PUBLISHED : Thursday, 04 March, 2010, 12:00am
UPDATED : Thursday, 04 March, 2010, 12:00am

Love is all around, then and now

My teacher recently asked us if we thought people's relationships today have become more complicated. Some of my classmates said yes.

They said this was because people were competing more fiercely to get ahead and to make money. One even thought this made people cold-blooded and unscrupulous.

But have relationships changed because of competition?

In a society with no competition, people will become lazy; competition pushes us to work harder.

The perception that relationships are more complicated is all in our minds. As we become more independent, our environment changes. Sharing bathrooms with neighbours and writing letters to friends are not common anymore. This makes us feel more isolated and think our relationships have become more complicated.

But it is not true. If you are friendly and attentive to those around you, you will find that relationships have not changed. They were about love then; they still are now.

Wong Hiu-lam, Po Leung Kuk No 1 W. H. Cheung College

Act quickly to preserve traditions

The intangible cultural heritage of Hong Kong needs to be preserved - not just its historic buildings and artefacts.

Intangible cultural heritage is a reflection of the life of ordinary people and the traditions that are passed on orally. But as practitioners are getting older and fewer young people are willing to learn the skills, some traditions may disappear.

The Leisure and Cultural Services Department is preparing a list of the city's intangible cultural heritage, and asking for nominations from district councils and the public.

The department should create the list as soon as possible. The longer it takes to conduct research and interviews for the list, the higher the risk that some traditions will die out.

The department should also follow the examples of the mainland and Japan, whose governments are paying allowances to the masters of recognised arts and crafts, and helping them pass on their skills to apprentices.

Wong Man-ching, SKH Li Fook Hing Secondary School

In bad times, learn to spend wisely

The financial crisis in Europe has been making headlines. Some experts fear it may trigger a second global meltdown that is more serious than the first.

Governments everywhere are paying attention to the problem, and so should we.

First, we need to change our consumption habits. We should think before we buy and not waste money on trendy products.

We should also learn to manage our own finances, so that we use money effectively and save what is needed.

Lastly, teenagers who have credit cards should keep only one card. Having more than one may lead you to spend blindly.
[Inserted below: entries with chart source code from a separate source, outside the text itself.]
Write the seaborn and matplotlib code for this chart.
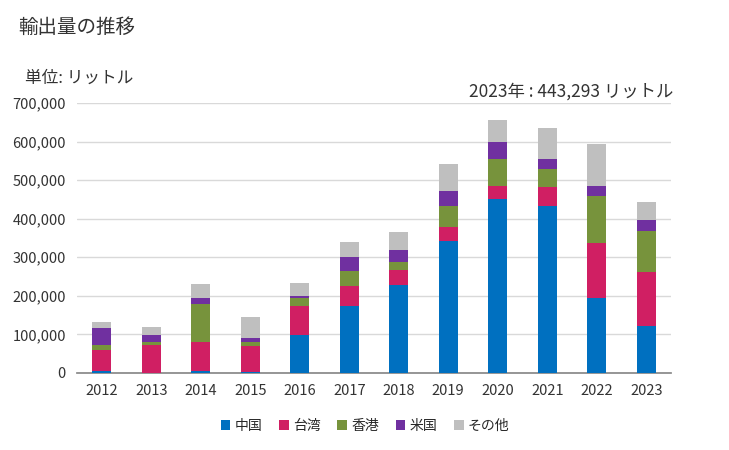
"""Export volume chart: stacked bars by destination."""

import matplotlib
matplotlib.use("Agg")
import matplotlib.pyplot as plt
import numpy as np
import pandas as pd
import seaborn as sns
from matplotlib.patches import Patch

years = ["2012", "2013", "2014", "2015", "2016", "2017", "2018",
         "2019", "2020", "2021", "2022", "2023"]
china = [5000, 0, 5000, 3000, 98000, 173000, 228000, 341000, 450000, 434000, 195000, 122000]
taiwan = [55000, 72000, 75000, 67000, 75000, 52000, 38000, 37000, 36000, 47000, 141000, 139000]
hongkong = [12000, 8000, 98000, 10000, 21000, 39000, 21000, 56000, 70000, 49000, 122000, 106000]
usa = [44000, 18000, 16000, 10500, 5000, 36000, 31000, 39000, 44000, 26000, 28000, 29000]
other = [16000, 21000, 36000, 54500, 34000, 39000, 47000, 68000, 57000, 78000, 109000, 47293]

series_names = ["中国", "台湾", "香港", "米国", "その他"]
colors = ["#0070C0", "#D01F63", "#77933C", "#7030A0", "#BFBFBF"]

sns.set_theme(style="white")
plt.rcParams["font.family"] = ["Noto Sans CJK JP", "DejaVu Sans"]

df = pd.DataFrame({"year": years})
cum = np.zeros(len(years))
for name, vals in zip(series_names, [china, taiwan, hongkong, usa, other]):
    cum = cum + np.array(vals)
    df[name] = cum.copy()

fig = plt.figure(figsize=(7.29, 4.5), dpi=100)
ax = fig.add_axes([77 / 729, 1 - 373 / 450, 594 / 729, 270 / 450])

# draw cumulative totals from the top layer down so lower layers overlay
for name, color in reversed(list(zip(series_names, colors))):
    sns.barplot(data=df, x="year", y=name, color=color, width=0.38,
                saturation=1, linewidth=0, edgecolor="none", ax=ax, zorder=3)

ax.set_ylim(0, 700000)
ax.set_xlim(-0.5, 11.5)
ax.set_yticks(range(0, 700001, 100000))
ax.yaxis.set_major_formatter(matplotlib.ticker.FuncFormatter(lambda v, p: f"{int(v):,}"))
ax.grid(axis="y", color="#D9D9D9", linewidth=1, zorder=0)
ax.set_axisbelow(True)
ax.set_xlabel("")
ax.set_ylabel("")
for s in ["top", "right", "left"]:
    ax.spines[s].set_visible(False)
ax.spines["bottom"].set_color("#898989")
ax.tick_params(axis="both", length=0, labelsize=10.5, colors="#333333", pad=8)

fig.text(18 / 729, 1 - 27 / 450, "輸出量の推移", fontsize=14, va="center", color="#333333")
fig.text(25 / 729, 1 - 78 / 450, "単位: リットル", fontsize=12, va="center", color="#333333")
fig.text(673 / 729, 1 - 92 / 450, "2023年 : 443,293 リットル", fontsize=12.5,
         va="center", ha="right", color="#333333")

handles = [Patch(facecolor=c, edgecolor="none") for c in colors]
fig.legend(handles, series_names, loc="center", bbox_to_anchor=(365 / 729, 1 - 426 / 450),
           ncol=5, frameon=False, fontsize=10, handlelength=0.7, handleheight=0.7,
           handletextpad=0.3, columnspacing=1.2)

fig.savefig("out.png", dpi=100)
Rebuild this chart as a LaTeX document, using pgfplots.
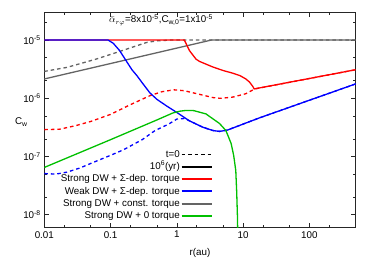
\documentclass[border=0pt]{standalone}
\usepackage{fontspec}
\setmainfont{Liberation Sans}
\usepackage{pgfplots}
\pgfplotsset{compat=1.18}
\definecolor{cred}{RGB}{255,0,0}
\definecolor{cblue}{RGB}{0,0,255}
\definecolor{cgrey}{RGB}{100,100,100}
\definecolor{cgreen}{RGB}{0,192,0}
\begin{document}
\begin{tikzpicture}
\useasboundingbox (-44.3bp,-33.3bp) rectangle (329.7bp,227.7bp);
\begin{axis}[
  xmode=log, ymode=log,
  scale only axis, width=311.4bp, height=215.4bp,
  xmin=0.01, xmax=500, ymin=6e-9, ymax=3e-5,
  xtick={0.01,0.1,1,10,100}, xticklabels={0.01,0.1,1,10,100},
  minor xtick={0.02,0.05,0.2,0.5,2,5,20,50,200},
  ytick={1e-8,1e-7,1e-6,1e-5},
  yticklabels={10\textsuperscript{-8},10\textsuperscript{-7},10\textsuperscript{-6},10\textsuperscript{-5}},
  minor ytick={2e-8,5e-8,2e-7,5e-7,2e-6,5e-6,2e-5},
  major tick length=4.5bp, minor tick length=2.5bp,
  tick align=inside,
  axis line style={line width=0.8bp, black!85},
  tick style={line width=0.6bp, black!85},
  ticklabel style={font=\fontsize{9.8bp}{11bp}\selectfont},
  label style={font=\fontsize{9.8bp}{11bp}\selectfont},
  xlabel={r(au)}, ylabel={C\textsubscript{w}},
  xlabel style={at={(rel axis cs:0.5,0)}, anchor=center, yshift=-25.3bp},
  ylabel style={at={(rel axis cs:0,0.49)}, rotate=-90, anchor=center, xshift=-23bp},
  legend plot pos=right,
  legend cell align=right,
  legend image code/.code={\draw[#1] (0bp,0bp) -- (30bp,0bp);},
  legend style={at={(rel axis cs:0.541,0.025)}, anchor=south east, draw=none, fill=none,
    row sep=0pt, inner sep=0pt, font=\fontsize{9.8bp}{11bp}\selectfont,
    nodes={inner sep=1bp, text height=7.8bp, text depth=2.5bp}},
  every axis plot/.append style={line width=1.3bp},
]
\addlegendimage{black, line width=1.8bp, dash pattern=on 3.5bp off 3bp}
\addlegendentry{t=0}
\addlegendimage{black, line width=1.8bp}
\addlegendentry{10\textsuperscript{6}(yr)}
\addlegendimage{cred, line width=1.8bp}
\addlegendentry{Strong DW + Σ-dep. torque}
\addlegendimage{cblue, line width=1.8bp}
\addlegendentry{Weak DW + Σ-dep. torque}
\addlegendimage{cgrey, line width=1.8bp}
\addlegendentry{Strong DW + const. torque}
\addlegendimage{cgreen, line width=1.8bp}
\addlegendentry{Strong DW + 0 torque}

% grey dashed (t=0)
\addplot[cgrey, dash pattern=on 3.5bp off 3bp, forget plot] coordinates {
(0.01,2.9e-6) (0.022,3.4e-6) (0.06,4.7e-6) (0.15,6.6e-6) (0.35,9.1e-6) (0.5,9.7e-6) (0.8,1e-5) (500,1e-5)};
% grey solid
\addplot[cgrey, forget plot] coordinates {(0.01,2.15e-6) (3.3,1e-5) (500,1e-5)};
% red dashed
\addplot[cred, dash pattern=on 3.5bp off 3bp, forget plot] coordinates {
(0.01,2.9e-7) (0.017,2.95e-7) (0.03,3.4e-7) (0.05,4.0e-7) (0.1,5.3e-7) (0.2,7.8e-7)
(0.4,1.12e-6) (0.6,1.3e-6) (0.9,1.4e-6) (1.3,1.35e-6) (2.2,1.17e-6) (3.5,1.03e-6)
(4.6,1.0e-6) (7,1.05e-6) (11,1.2e-6) (15,1.45e-6) (500,3.1e-6)};
% red solid
\addplot[cred, forget plot] coordinates {
(0.01,1e-5) (1.3,1e-5) (1.55,6.6e-6) (1.95,4.7e-6) (2.2,4.3e-6) (3.5,3.45e-6) (5,3.0e-6)
(7,2.7e-6) (9,2.45e-6) (11,2.15e-6) (12.5,1.9e-6) (14,1.6e-6) (14.7,1.45e-6) (500,3.1e-6)};
% blue dashed
\addplot[cblue, dash pattern=on 3.5bp off 3bp, forget plot] coordinates {
(0.01,5.1e-8) (0.015,5.0e-8) (0.022,5.4e-8) (0.035,6.4e-8) (0.05,7.6e-8) (0.1,1.05e-7)
(0.155,1.3e-7) (0.3,1.95e-7) (0.47,2.8e-7) (0.75,3.6e-7) (1.0,4.4e-7) (1.3,4.5e-7)
(1.6,4.05e-7) (2.45,3.2e-7) (3.5,2.8e-7) (4.4,2.7e-7) (5.8,2.85e-7) (17.5,4.6e-7) (500,1.77e-6)};
% blue solid
\addplot[cblue, forget plot] coordinates {
(0.01,1e-5) (0.092,1e-5) (0.11,8.8e-6) (0.137,6.6e-6) (0.17,4.5e-6) (0.21,3.1e-6)
(0.25,2.45e-6) (0.3,1.85e-6) (0.39,1.25e-6) (0.5,9.6e-7) (0.7,7.4e-7) (0.98,5.8e-7)
(1.55,4.1e-7) (2.45,3.2e-7) (3.5,2.8e-7) (4.4,2.7e-7) (5.8,2.85e-7) (17.5,4.6e-7) (500,1.77e-6)};
% green solid
\addplot[cgreen, forget plot] coordinates {
(0.01,6.5e-8) (0.1,1.95e-7) (0.5,4.25e-7) (0.87,5.6e-7) (1.1,6.0e-7) (1.38,6.2e-7)
(1.8,6.15e-7) (2.75,5.4e-7) (4.4,3.7e-7) (5.5,2.8e-7) (6.6,1.67e-7) (7.2,1.05e-7)
(7.75,5.8e-8) (8.0,2.5e-8) (8.2,1e-8) (8.3,5e-9)};

\node[font=\fontsize{9.8bp}{11bp}\selectfont] at (rel axis cs:0.375,0.964)
  {$\bar{\alpha}_{r\varphi}$=8x10\textsuperscript{-5},C\textsubscript{w,0}=1x10\textsuperscript{-5}};
\end{axis}
\end{tikzpicture}
\end{document}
Marco Leung, The Chinese Foundation Secondary School

Challenges are fun and fulfilling

We find meaning in life by challenging ourselves.

I like to test myself. Pushing myself to the limit gives me a thrill, and encourages me to continue improving myself.

Success is satisfying; some failure is inevitable, but it motivates us to do better.

You can challenge yourself in different ways. Try playing a new sport, or read an exceptionally thick novel. Or you could aim for higher scores in exams.

Challenges never have to be boring. If you are sociable, you can try new things with your friends or with new people. If you are active, pick something that tests your physical ability. Or pick up a new skill, such as music or art. There is always something that will interest you.

Challenges make you feel alive. Pick a challenge and make your life even more exciting and fulfilling.